On the internet, however, there are one or two people don’t mind if they come across as a little opinionated. At all. Steven Moffat left Twitter a couple of days ago, and the general consensus seems to be that he’d had enough of the trolls on there, telling him that he had to go. Amanda Abbington received death threats after defending him, so perhaps he received some too, who knows? At least Clint Eastwood only spewed his empty babbling at a chair, not a person. (Yet seeing him have his confused conversation with no one does put me in mind of these online fans. The isolation you can see in their anonymous, frustrated ramblings.)

It helps you stay sane at these times to see such attacks bringing the silent, lovely, intelligent majority out of the woodwork, defending strangers who they nonetheless care about and admire. But something else which caught my eye as I browsed those tweets was a link someone had sent to Amanda Abbington: a blog which has given itself the sole purpose of exposing and exploring the inherent misogyny and homophobia of Steven Moffat’s writing. It’s given itself the name STFU Moffat so as to assure the reader of its total lack of bias, and goes into as much detail as possible in its examination of the bigotry that contaminates his work.

Personally, I think the idea’s largely ridiculous. A man’s writing, and frequently joking, about sex, while at times reductive in its representation of different groups, does not mean that he hates women and gays.
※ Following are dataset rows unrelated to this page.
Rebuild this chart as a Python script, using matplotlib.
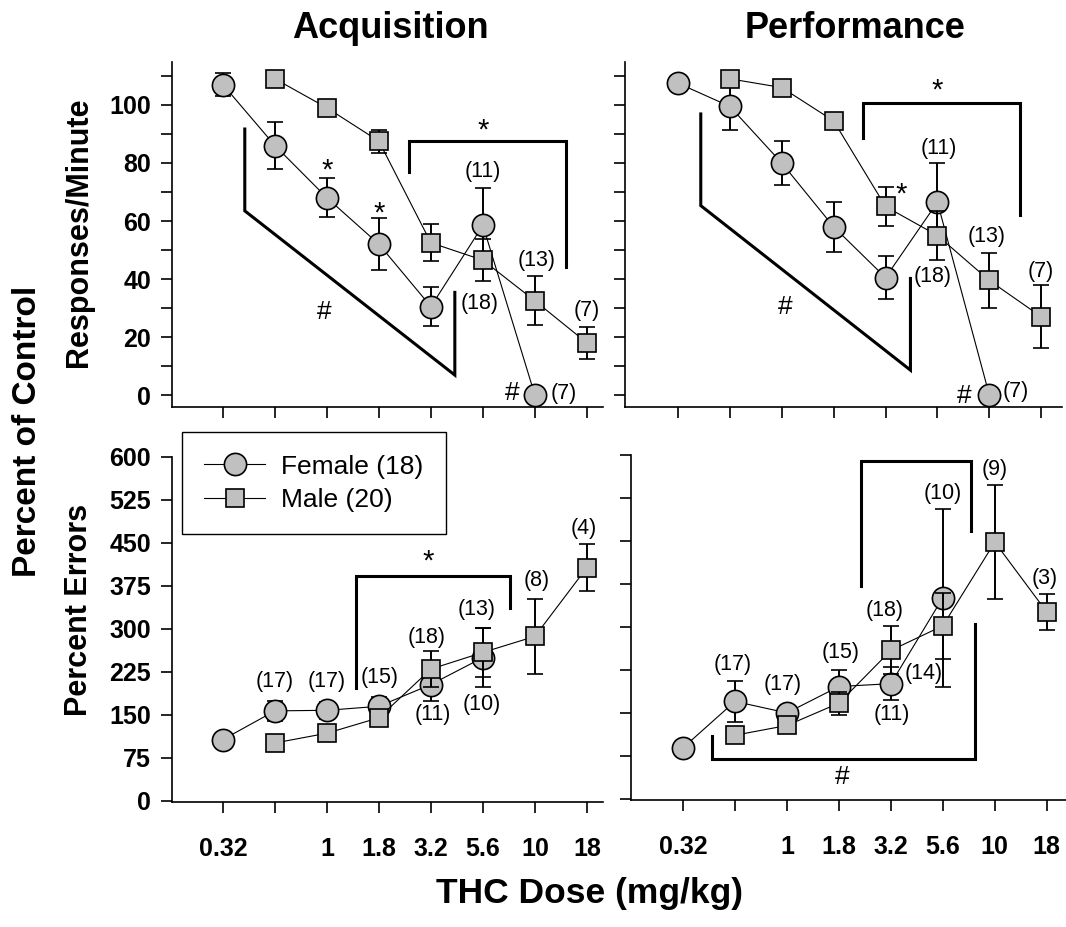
import matplotlib
matplotlib.use("Agg")
import matplotlib.pyplot as plt
from matplotlib import font_manager
from matplotlib.lines import Line2D
import numpy as np

# dose labels (equally spaced positions on the x axis)
doses = ["0.32", "0.56", "1", "1.8", "3.2", "5.6", "10", "18"]
dose_labels = ["0.32", "", "1", "1.8", "3.2", "5.6", "10", "18"]

# Acquisition - responses/minute
acq_rate_f = [107, 86, 68, 52, 30.5, 58.5, 0]
acq_rate_f_err = [4, 8, 6.7, 9, 6.6, 13, 0]
acq_rate_m = [109, 99, 87.5, 52.5, 46.5, 32.5, 18]
acq_rate_m_err = [0, 0, 4, 6.3, 7.3, 8.5, 5.6]

# Performance - responses/minute
perf_rate_f = [107.5, 99.5, 80, 58, 40.5, 66.5, 0]
perf_rate_f_err = [2, 8, 7.7, 8.6, 7.4, 13.4, 0]
perf_rate_m = [109, 106, 94.5, 65, 55, 39.5, 27]
perf_rate_m_err = [0, 0, 0, 6.6, 8.4, 9.5, 10.8]

# Acquisition - percent errors
acq_err_f = [107, 157, 158, 165, 203, 250]
acq_err_f_err = [0, 17, 15, 17, 28, 52]
acq_err_m = [101, 118, 145, 230, 259, 287, 407]
acq_err_m_err = [0, 0, 7, 31, 43, 65, 41]

# Performance - percent errors
perf_err_f = [89, 170, 150, 196, 201, 351]
perf_err_f_err = [0, 36, 0, 28, 29, 155]
perf_err_m = [111, 128, 167, 259, 302, 448, 326]
perf_err_m_err = [0, 0, 20, 42, 58, 99, 32]

W, H = 1066, 927
fig = plt.figure(figsize=(W / 100, H / 100), dpi=100)

names = {f.name for f in font_manager.fontManager.ttflist}
FONT = "Liberation Sans" if "Liberation Sans" in names else "DejaVu Sans"
NARROW = "Liberation Sans Narrow" if "Liberation Sans Narrow" in names else FONT
plt.rcParams["font.family"] = FONT


def axes_px(x0, x1, top, bottom):
    return fig.add_axes([x0 / W, 1 - bottom / H, (x1 - x0) / W, (bottom - top) / H])


ax_tl = axes_px(172, 603, 62, 407)
ax_tr = axes_px(625, 1062, 62, 407)
ax_bl = axes_px(172, 603, 457, 802)
ax_br = axes_px(631, 1066, 455, 800)

gray = "#c0c0c0"
f_style = dict(color="black", lw=0.8, marker="o", ms=16, mfc=gray, mec="black", mew=1.2)
m_style = dict(color="black", lw=0.8, marker="s", ms=13, mfc=gray, mec="black", mew=1.2)


def draw_series(ax, yf, ef, ym, em):
    xf = np.arange(len(yf))
    xm = np.arange(1, 1 + len(ym))
    ax.errorbar(xf, yf, yerr=ef, elinewidth=1.4, capsize=6, capthick=1.4,
                zorder=3, **f_style)
    ax.errorbar(xm, ym, yerr=em, elinewidth=1.4, capsize=6, capthick=1.4,
                zorder=5, **m_style)


draw_series(ax_tl, acq_rate_f, acq_rate_f_err, acq_rate_m, acq_rate_m_err)
draw_series(ax_tr, perf_rate_f, perf_rate_f_err, perf_rate_m, perf_rate_m_err)
draw_series(ax_bl, acq_err_f, acq_err_f_err, acq_err_m, acq_err_m_err)
draw_series(ax_br, perf_err_f, perf_err_f_err, perf_err_m, perf_err_m_err)

# axes styling
for ax, xl in [(ax_tl, (-0.98, 7.31)), (ax_tr, (-1.02, 7.4)),
               (ax_bl, (-0.98, 7.31)), (ax_br, (-1.0, 7.37))]:
    ax.set_xlim(*xl)
    ax.set_xticks(range(len(doses)))
    for s in ["top", "right"]:
        ax.spines[s].set_visible(False)
    for s in ["left", "bottom"]:
        ax.spines[s].set_linewidth(1.2)
    ax.tick_params(direction="out", length=8, width=1.2, pad=17)
    ax.tick_params(axis="y", pad=7)
    ax.patch.set_alpha(0)

for ax in (ax_tl, ax_tr):
    ax.set_ylim(-4.1, 114.8)
    ax.set_yticks(range(0, 111, 10))
    ax.set_xticklabels([])
for ax in (ax_bl, ax_br):
    ax.set_ylim(-2, 600)
    ax.set_yticks(range(0, 601, 75))
    ax.set_xticklabels(dose_labels, fontweight="bold", fontsize=18, family=NARROW)

ax_tl.set_yticklabels([str(v) if v % 20 == 0 else "" for v in range(0, 111, 10)],
                      fontweight="bold", fontsize=18, family=NARROW)
ax_bl.set_yticklabels([str(v) for v in range(0, 601, 75)],
                      fontweight="bold", fontsize=18, family=NARROW)
ax_tr.set_yticklabels([])
ax_br.set_yticklabels([])


def label(ax, s, x, y, fs=15.5):
    ax.text(x, y, s, ha="center", va="center", fontsize=fs, zorder=6)


def star(ax, x, y, fs=21):
    ax.annotate("*", (x, y), xytext=(0, -0.55 * fs), textcoords="offset points",
                ha="center", va="baseline", fontsize=fs, zorder=6)


def bracket(ax, xs, ys):
    ax.plot(xs, ys, color="black", lw=2.2, clip_on=False, zorder=1,
            solid_joinstyle="miter")


# top left annotations
star(ax_tl, 2, 80)
star(ax_tl, 3, 65.5)
star(ax_tl, 5.0, 94)
label(ax_tl, "#", 1.94, 28.6, fs=19)
label(ax_tl, "#", 5.56, 0.6, fs=19)
for s, x, y in [("(11)", 5.0, 77), ("(18)", 4.94, 31.7), ("(13)", 6.04, 46.5),
                ("(7)", 7.0, 29), ("(7)", 6.56, 0.6)]:
    label(ax_tl, s, x, y)
bracket(ax_tl, [3.58, 3.58, 6.6, 6.6], [77, 87.6, 87.6, 44])
bracket(ax_tl, [0.42, 0.42, 4.46, 4.46], [91.7, 63.5, 6.9, 35.4])

# top right annotations
star(ax_tr, 5.0, 107.6)
star(ax_tr, 4.31, 71.8)
label(ax_tr, "#", 2.06, 30.4, fs=19)
label(ax_tr, "#", 5.52, -0.3, fs=19)
for s, x, y in [("(11)", 5.02, 85), ("(18)", 4.9, 40.8), ("(13)", 5.94, 54.6),
                ("(7)", 7.0, 42.5), ("(7)", 6.5, 1.1)]:
    label(ax_tr, s, x, y)
bracket(ax_tr, [3.56, 3.56, 6.6, 6.6], [88.5, 100.6, 100.6, 62])
bracket(ax_tr, [0.44, 0.44, 4.48, 4.48], [96.9, 65.3, 8.6, 40.2])

# bottom left annotations
for s, x, y in [("(17)", 1, 208), ("(17)", 2, 208), ("(15)", 3.02, 215.7),
                ("(18)", 3.92, 285.5), ("(13)", 4.88, 334), ("(8)", 6.04, 385),
                ("(4)", 6.94, 475.6), ("(11)", 4.04, 150), ("(10)", 4.98, 168.6)]:
    label(ax_bl, s, x, y)
star(ax_bl, 3.94, 432)
bracket(ax_bl, [2.55, 2.55, 5.52, 5.52], [196.5, 392.4, 392.4, 336])

# bottom right annotations
for s, x, y in [("(17)", 0.96, 234), ("(17)", 1.92, 199), ("(15)", 3.03, 254.6),
                ("(18)", 3.88, 329), ("(11)", 4.01, 147), ("(14)", 4.63, 218),
                ("(10)", 5.0, 532), ("(9)", 6.0, 574), ("(3)", 6.96, 384)]:
    label(ax_br, s, x, y)
star(ax_br, 4.49, 625)
label(ax_br, "#", 3.06, 37.8, fs=19)
bracket(ax_br, [3.42, 3.42, 5.55, 5.55], [370.6, 589, 589, 466.8])
bracket(ax_br, [0.55, 0.55, 5.62, 5.62], [109.3, 70.3, 70.3, 305])

# legend (no error bars in the keys)
handles = [Line2D([], [], **f_style), Line2D([], [], **m_style)]
leg = ax_bl.legend(handles, ["Female (18)", "Male (20)"], loc="upper left",
                   bbox_to_anchor=(0.023, 1.072), borderaxespad=0,
                   fontsize=19, frameon=True, fancybox=False, framealpha=1,
                   edgecolor="black", handlelength=2.3, handletextpad=0.6,
                   borderpad=0.85, labelspacing=0.35)
leg.get_frame().set_linewidth(1.0)

# titles and labels
fig.text(390 / W, 1 - 28 / H, "Acquisition", ha="center", va="center",
         fontsize=26, fontweight="bold")
fig.text(855 / W, 1 - 28 / H, "Performance", ha="center", va="center",
         fontsize=26, fontweight="bold")
fig.text(28 / W, 1 - 431 / H, "Percent of Control", rotation=90, ha="center",
         va="center", fontsize=24, fontweight="bold")
fig.text(79 / W, 1 - 232 / H, "Responses/Minute", rotation=90, ha="center",
         va="center", fontsize=22, fontweight="bold")
fig.text(79 / W, 1 - 610 / H, "Percent Errors", rotation=90, ha="center",
         va="center", fontsize=22, fontweight="bold")
fig.text(590 / W, 1 - 893 / H, "THC Dose (mg/kg)", ha="center", va="center",
         fontsize=25.5, fontweight="bold")

fig.savefig("out.png", dpi=100)
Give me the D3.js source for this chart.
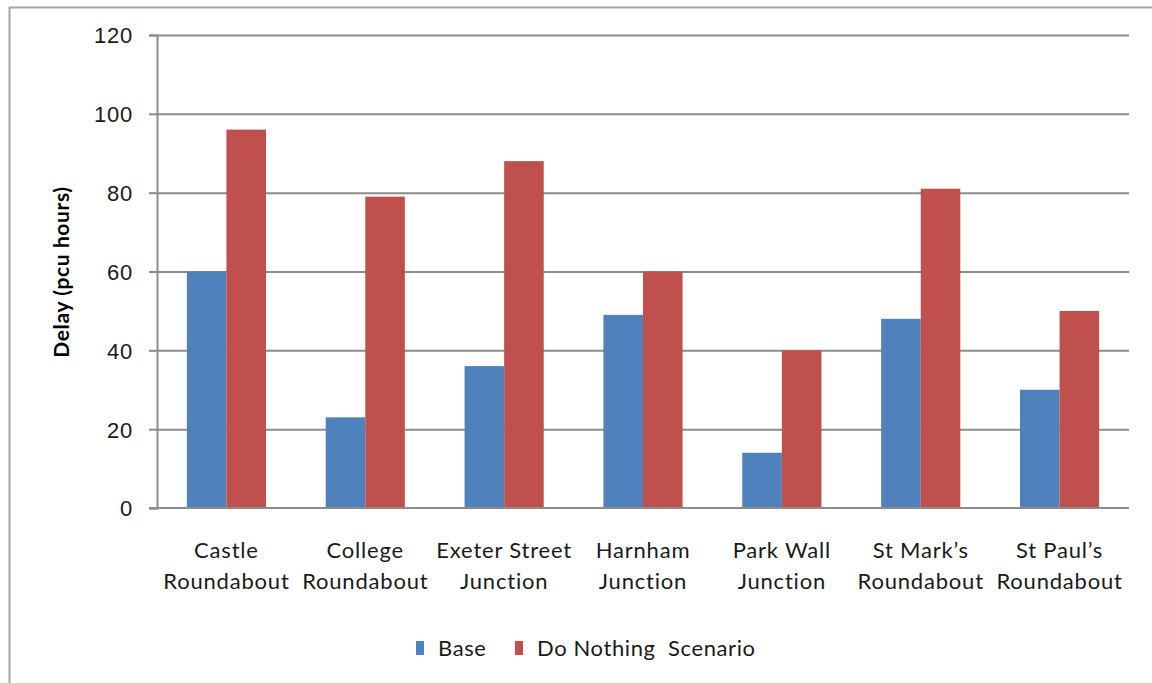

There’s often a problem of misrepresentation on TV, but is Steven Moffat honestly the worst offender? Really? The people at STFU Moffat might like to ask his wife what she thinks, but then maybe she hates women too. Or perhaps Russell T Davies only left Moffat in charge of the show because he’s simultaneously homophobic and homosexual – that rare and exotic combination.

Mind you, they don’t seem that interested in facts over there anyway. They argue (speculate) that Caitlin Moran may only claim to like Steven Moffat because she is forced to by her position as a woman in the patriarchal media world. In their analysis of Dinosaurs on a Spaceship, they wilfully misinterpret lines and scenes as sexist, homophobic or, at their absolute low-point, as making light of rape, by viewing them without giving any apparent thought to their context or tone. In a recent update, “How Moffat Ruined Doctor Who for my Little Sister”, the author writes (after having admittedly made a couple of valid points):

“…it has destroyed her favourite television show for her.

All of this would be forgivable if Moffat was willing to listen to people’s concerns and criticisms about his writing, but he blatantly dismisses all opinions but his own.”

And lo, we come to the actual problem I have.

Why exactly should Steven Moffat take the fans’ advice? What makes the fans so entitled to be heard above the rest of the 8-9,000,000 people who regularly watch and enjoy the show? How are their opinions worth more?

STFU Moffat have made a point of saying that no one who posts for them has ever directly communicated with Steven Moffat to attack him. They do not sink as low as that. They merely post scathing articles, rife with deeply-held personal views about his work, in the public domain, and lament that he simply will not listen to those disheartened fans who care so deeply about their show that they’ll insult and abuse people for it. Well, let’s see what Russell T Davies, who they seem to respect a little more at STFU Moffat, had to say about this in his book The Writer’s Tale:

“Creating something is not a democracy. The people have no say. The artist does. It doesn’t matter what the people witter on about; they and their response come after. They’re not there for the creation.” [p. 104, paperback edition]

And yet some people remain sure that they know best, that if only they were given the chance, they could achieve something better, something that was how things should be. And, like the writers they aren’t, they simply will not listen.

It’s sad to admit, but some fans can be a right bunch of Clints.